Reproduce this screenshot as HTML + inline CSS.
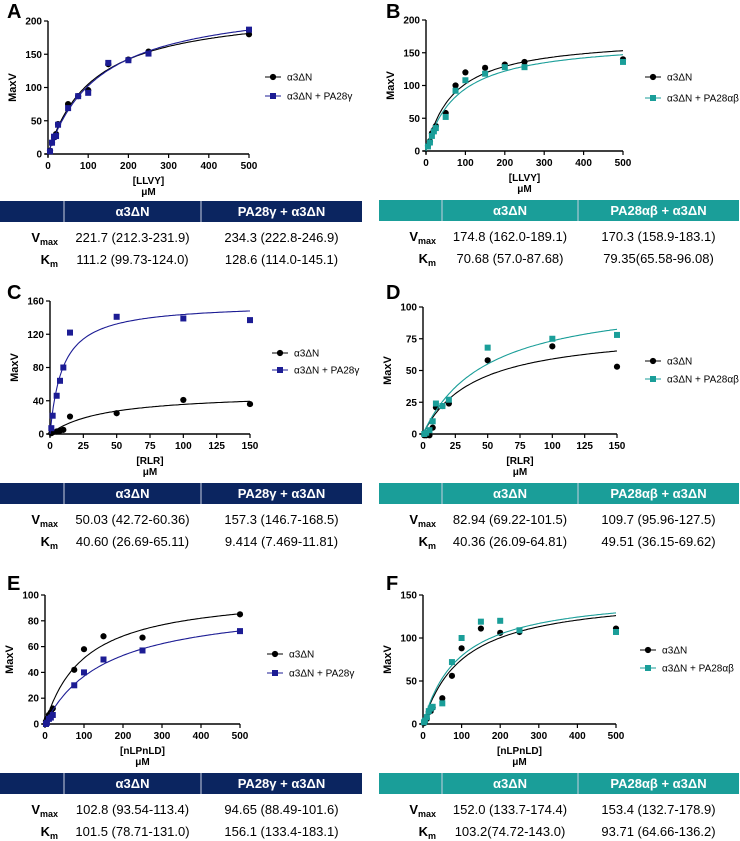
<!DOCTYPE html>
<html><head><meta charset="utf-8">
<style>
body{margin:0;background:#fff;width:740px;height:841px;overflow:hidden;font-family:"Liberation Sans",Arial,sans-serif}
svg{position:absolute;left:0;top:0}
</style></head>
<body>
<svg id="fig" width="740" height="841" viewBox="0 0 740 841"></svg>
<script>
// ---- data arrays ----
const aX=[5,10,15,20,25,50,75,100,150,200,250,500];
const aBlack=[5,17,25,30,45,75,87,96,135,142,154,180];
const aBlue=[4,17,26,27,44,69,87,92,137,141,151,187];
const aKin=[221.7,111.2,234.3,128.6];
const bX=[5,10,15,20,25,50,75,100,150,200,250,500];
const bBlack=[8,15,27,32,38,58,100,120,127,132,136,140];
const bTeal=[7,13,23,30,35,52,92,108,118,128,128,136];
const bKin=[174.8,70.68,170.3,79.35];
const cX=[1,2,5,7.5,10,15,50,100,150];
const cBlack=[1,2,3,4,5,21,25,41,36];
const cBlue=[7,22,46,64,80,122,141,139,137];
const cKin=[50.03,40.60,157.3,9.414];
const dX=[1,2.5,5,7.5,10,15,20,50,100,150];
const dBlack=[-1,-1,-1,5,21,22,24,58,69,53];
const dTeal=[0,1,3,10,24,22,27,68,75,78];
const dKin=[82.94,40.36,109.7,49.51];
const eX=[2.5,5,10,15,20,75,100,150,250,500];
const eBlack=[2,4,7,9,12,42,58,68,67,85];
const eBlue=[0,1,4,5,7,30,40,50,57,72];
const eKin=[102.8,101.5,94.65,156.1];
const fX=[2.5,5,10,15,20,25,50,75,100,150,200,250,500];
const fBlack=[1,3,6,14,15,19,30,56,88,111,106,107,111];
const fTeal=[2,4,8,15,18,20,24,72,100,119,120,109,107];
const fKin=[152.0,103.2,153.4,93.71];
const ticksLLVY=[0,100,200,300,400,500];
const ticksRLR=[0,25,50,75,100,125,150];

const NS="http://www.w3.org/2000/svg";
const svg=document.getElementById('fig');
function el(tag,attrs,parent,text){const e=document.createElementNS(NS,tag);for(const k in attrs)e.setAttribute(k,attrs[k]);if(text!==undefined)e.textContent=text;(parent||svg).appendChild(e);return e;}
const NAVY='#0b2560',BLUE='#1c1c94',TEAL='#1a9e99';

function panel(p){
  const g=el('g',{});
  
  
  const sx=v=>p.x0+(v/p.xmax)*(p.x1-p.x0);
  const sy=v=>p.yb-(v/p.ymax)*(p.yb-p.yt);
  const lab=el('text',{x:p.lx,y:p.ly,'font-size':20,'font-weight':'bold'},g,p.id);
  
  el('line',{x1:p.x0,y1:p.yt,x2:p.x0,y2:p.yb+3,stroke:'#000','stroke-width':1.4},g);
  el('line',{x1:p.x0-3,y1:p.yb,x2:p.x1,y2:p.yb,stroke:'#000','stroke-width':1.4},g);
  p.yticks.forEach(v=>{
    el('line',{x1:p.x0-4,y1:sy(v),x2:p.x0,y2:sy(v),stroke:'#000','stroke-width':1.2},g);
    const t=el('text',{x:p.x0-6,y:sy(v)+3.5,'font-size':10,'font-weight':'bold','text-anchor':'end'},g,v);
    
  });
  p.xticks.forEach(v=>{
    el('line',{x1:sx(v),y1:p.yb,x2:sx(v),y2:p.yb+4,stroke:'#000','stroke-width':1.2},g);
    const t=el('text',{x:sx(v),y:p.yb+15,'font-size':10,'font-weight':'bold','text-anchor':'middle'},g,v);
    
  });
  const yt=el('text',{x:0,y:0,'font-size':11,'font-weight':'bold','text-anchor':'middle',transform:`translate(${p.x0-32},${(p.yt+p.yb)/2}) rotate(-90)`},g,'MaxV');
  
  const cx=(p.x0+p.x1)/2;
  const xt=el('text',{x:cx,y:p.yb+30,'font-size':10,'font-weight':'bold','text-anchor':'middle'},g,p.xlabel);
  
  const xu=el('text',{x:cx,y:p.yb+41,'font-size':10,'font-weight':'bold','text-anchor':'middle'},g,'μM');
  
  const series=[{ys:p.y1,col:'#000',sq:false,vm:p.kin[0],km:p.kin[1]},{ys:p.y2,col:p.col,sq:true,vm:p.kin[2],km:p.kin[3]}];
  series.forEach((s,si)=>{
    let d='';
    for(let i=0;i<=120;i++){const x=p.xmax*i/120;const y=s.vm*x/(s.km+x);d+=(i?'L':'M')+sx(x).toFixed(1)+','+sy(y).toFixed(1);}
    const c=el('path',{d:d,fill:'none',stroke:s.col,'stroke-width':1.1},g);
    
    p.xs.forEach((x,i)=>{
      const X=sx(x),Y=sy(s.ys[i]);
      let m;
      if(s.sq)m=el('rect',{x:X-3,y:Y-3,width:6,height:6,fill:s.col},g);
      else m=el('circle',{cx:X,cy:Y,r:3.1,fill:s.col},g);
      
      
    });
  });
  const names=['α3ΔN',p.leg2];const cols=['#000',p.col];
  names.forEach((n,i)=>{
    const y=p.legy[i];
    el('line',{x1:p.legx-8,y1:y,x2:p.legx+8,y2:y,stroke:cols[i],'stroke-width':1},g);
    if(i)el('rect',{x:p.legx-3,y:y-3,width:6,height:6,fill:cols[i]},g);
    else el('circle',{cx:p.legx,cy:y,r:3.1,fill:cols[i]},g);
    const t=el('text',{x:p.legx+14,y:y+3.5,'font-size':10},g,n);
    
  });
  const tb=el('g',{},g);
  el('rect',{x:p.tx[0],y:p.ty,width:p.tx[3]-p.tx[0],height:21,fill:p.hcol},tb);
  el('line',{x1:p.tx[1],y1:p.ty,x2:p.tx[1],y2:p.ty+21,stroke:'#c8d0e0','stroke-width':1},tb);
  el('line',{x1:p.tx[2],y1:p.ty,x2:p.tx[2],y2:p.ty+21,stroke:'#c8d0e0','stroke-width':1},tb);
  const c1=(p.tx[1]+p.tx[2])/2,c2=(p.tx[2]+p.tx[3])/2;
  el('text',{x:c1,y:p.ty+15,'font-size':13,'font-weight':'bold',fill:'#fff','text-anchor':'middle'},tb,'α3ΔN');
  el('text',{x:c2,y:p.ty+15,'font-size':13,'font-weight':'bold',fill:'#fff','text-anchor':'middle','xml:space':'preserve'},tb,p.h2);
  const rows=[['V','max',p.v1,p.v2],['K','m',p.k1,p.k2]];
  rows.forEach((r,i)=>{
    const y=p.ty+41+i*22;
    const t=el('text',{x:p.tx[1]-6,y:y,'font-size':13,'font-weight':'bold','text-anchor':'end'},tb);
    el('tspan',{},t,r[0]);el('tspan',{'font-size':9,dy:3},t,r[1]);
    el('text',{x:c1,y:y,'font-size':13,'text-anchor':'middle'},tb,r[2]);
    el('text',{x:c2,y:y,'font-size':13,'text-anchor':'middle'},tb,r[3]);
  });
}
const Lg='α3ΔN + PA28γ',Lab='α3ΔN + PA28αβ';
panel({id:'A',lx:7,ly:18,x0:48,x1:249,xmax:500,yt:21,yb:154,ymax:200,yticks:[0,50,100,150,200],xticks:ticksLLVY,xlabel:'[LLVY]',xs:aX,y1:aBlack,y2:aBlue,kin:aKin,col:BLUE,leg2:Lg,legx:273,legy:[77,96],tx:[0,64,201,362],ty:201,hcol:NAVY,h2:'PA28γ + α3ΔN',v1:'221.7 (212.3-231.9)',v2:'234.3 (222.8-246.9)',k1:'111.2 (99.73-124.0)',k2:'128.6 (114.0-145.1)'});
panel({id:'B',lx:386,ly:18,x0:426,x1:623,xmax:500,yt:20,yb:151,ymax:200,yticks:[0,50,100,150,200],xticks:ticksLLVY,xlabel:'[LLVY]',xs:bX,y1:bBlack,y2:bTeal,kin:bKin,col:TEAL,leg2:Lab,legx:653,legy:[77,98],tx:[379,442,578,739],ty:200,hcol:TEAL,h2:'PA28αβ  + α3ΔN',v1:'174.8 (162.0-189.1)',v2:'170.3 (158.9-183.1)',k1:'70.68 (57.0-87.68)',k2:'79.35(65.58-96.08)'});
panel({id:'C',lx:7,ly:299,x0:50,x1:250,xmax:150,yt:301,yb:434,ymax:160,yticks:[0,40,80,120,160],xticks:ticksRLR,xlabel:'[RLR]',xs:cX,y1:cBlack,y2:cBlue,kin:cKin,col:BLUE,leg2:Lg,legx:280,legy:[353,370],tx:[0,64,201,362],ty:483,hcol:NAVY,h2:'PA28γ + α3ΔN',v1:'50.03 (42.72-60.36)',v2:'157.3 (146.7-168.5)',k1:'40.60 (26.69-65.11)',k2:'9.414 (7.469-11.81)'});
panel({id:'D',lx:386,ly:299,x0:423,x1:617,xmax:150,yt:307,yb:434,ymax:100,yticks:[0,25,50,75,100],xticks:ticksRLR,xlabel:'[RLR]',xs:dX,y1:dBlack,y2:dTeal,kin:dKin,col:TEAL,leg2:Lab,legx:653,legy:[361,379],tx:[379,442,578,739],ty:483,hcol:TEAL,h2:'PA28αβ  + α3ΔN',v1:'82.94 (69.22-101.5)',v2:'109.7 (95.96-127.5)',k1:'40.36 (26.09-64.81)',k2:'49.51 (36.15-69.62)'});
panel({id:'E',lx:7,ly:590,x0:45,x1:240,xmax:500,yt:595,yb:724,ymax:100,yticks:[0,20,40,60,80,100],xticks:ticksLLVY,xlabel:'[nLPnLD]',xs:eX,y1:eBlack,y2:eBlue,kin:eKin,col:BLUE,leg2:Lg,legx:275,legy:[654,673],tx:[0,64,201,362],ty:773,hcol:NAVY,h2:'PA28γ + α3ΔN',v1:'102.8 (93.54-113.4)',v2:'94.65 (88.49-101.6)',k1:'101.5 (78.71-131.0)',k2:'156.1 (133.4-183.1)'});
panel({id:'F',lx:386,ly:590,x0:423,x1:616,xmax:500,yt:595,yb:724,ymax:150,yticks:[0,50,100,150],xticks:ticksLLVY,xlabel:'[nLPnLD]',xs:fX,y1:fBlack,y2:fTeal,kin:fKin,col:TEAL,leg2:Lab,legx:648,legy:[650,668],tx:[379,442,578,739],ty:773,hcol:TEAL,h2:'PA28αβ  + α3ΔN',v1:'152.0 (133.7-174.4)',v2:'153.4 (132.7-178.9)',k1:'103.2(74.72-143.0)',k2:'93.71 (64.66-136.2)'});
</script>
</body></html>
========================
Starting at the top of the listing above, reproduce each line up to and including the one with "const ticksRLR=[0,25,50,75,100,125,150];"; omit the pictures.

Reproduce this screenshot as HTML + inline CSS.
<!DOCTYPE html>
<html><head><meta charset="utf-8">
<style>
body{margin:0;background:#fff;width:740px;height:841px;overflow:hidden;font-family:"Liberation Sans",Arial,sans-serif}
svg{position:absolute;left:0;top:0}
</style></head>
<body>
<svg id="fig" width="740" height="841" viewBox="0 0 740 841"></svg>
<script>
// ---- data arrays ----
const aX=[5,10,15,20,25,50,75,100,150,200,250,500];
const aBlack=[5,17,25,30,45,75,87,96,135,142,154,180];
const aBlue=[4,17,26,27,44,69,87,92,137,141,151,187];
const aKin=[221.7,111.2,234.3,128.6];
const bX=[5,10,15,20,25,50,75,100,150,200,250,500];
const bBlack=[8,15,27,32,38,58,100,120,127,132,136,140];
const bTeal=[7,13,23,30,35,52,92,108,118,128,128,136];
const bKin=[174.8,70.68,170.3,79.35];
const cX=[1,2,5,7.5,10,15,50,100,150];
const cBlack=[1,2,3,4,5,21,25,41,36];
const cBlue=[7,22,46,64,80,122,141,139,137];
const cKin=[50.03,40.60,157.3,9.414];
const dX=[1,2.5,5,7.5,10,15,20,50,100,150];
const dBlack=[-1,-1,-1,5,21,22,24,58,69,53];
const dTeal=[0,1,3,10,24,22,27,68,75,78];
const dKin=[82.94,40.36,109.7,49.51];
const eX=[2.5,5,10,15,20,75,100,150,250,500];
const eBlack=[2,4,7,9,12,42,58,68,67,85];
const eBlue=[0,1,4,5,7,30,40,50,57,72];
const eKin=[102.8,101.5,94.65,156.1];
const fX=[2.5,5,10,15,20,25,50,75,100,150,200,250,500];
const fBlack=[1,3,6,14,15,19,30,56,88,111,106,107,111];
const fTeal=[2,4,8,15,18,20,24,72,100,119,120,109,107];
const fKin=[152.0,103.2,153.4,93.71];
const ticksLLVY=[0,100,200,300,400,500];
const ticksRLR=[0,25,50,75,100,125,150];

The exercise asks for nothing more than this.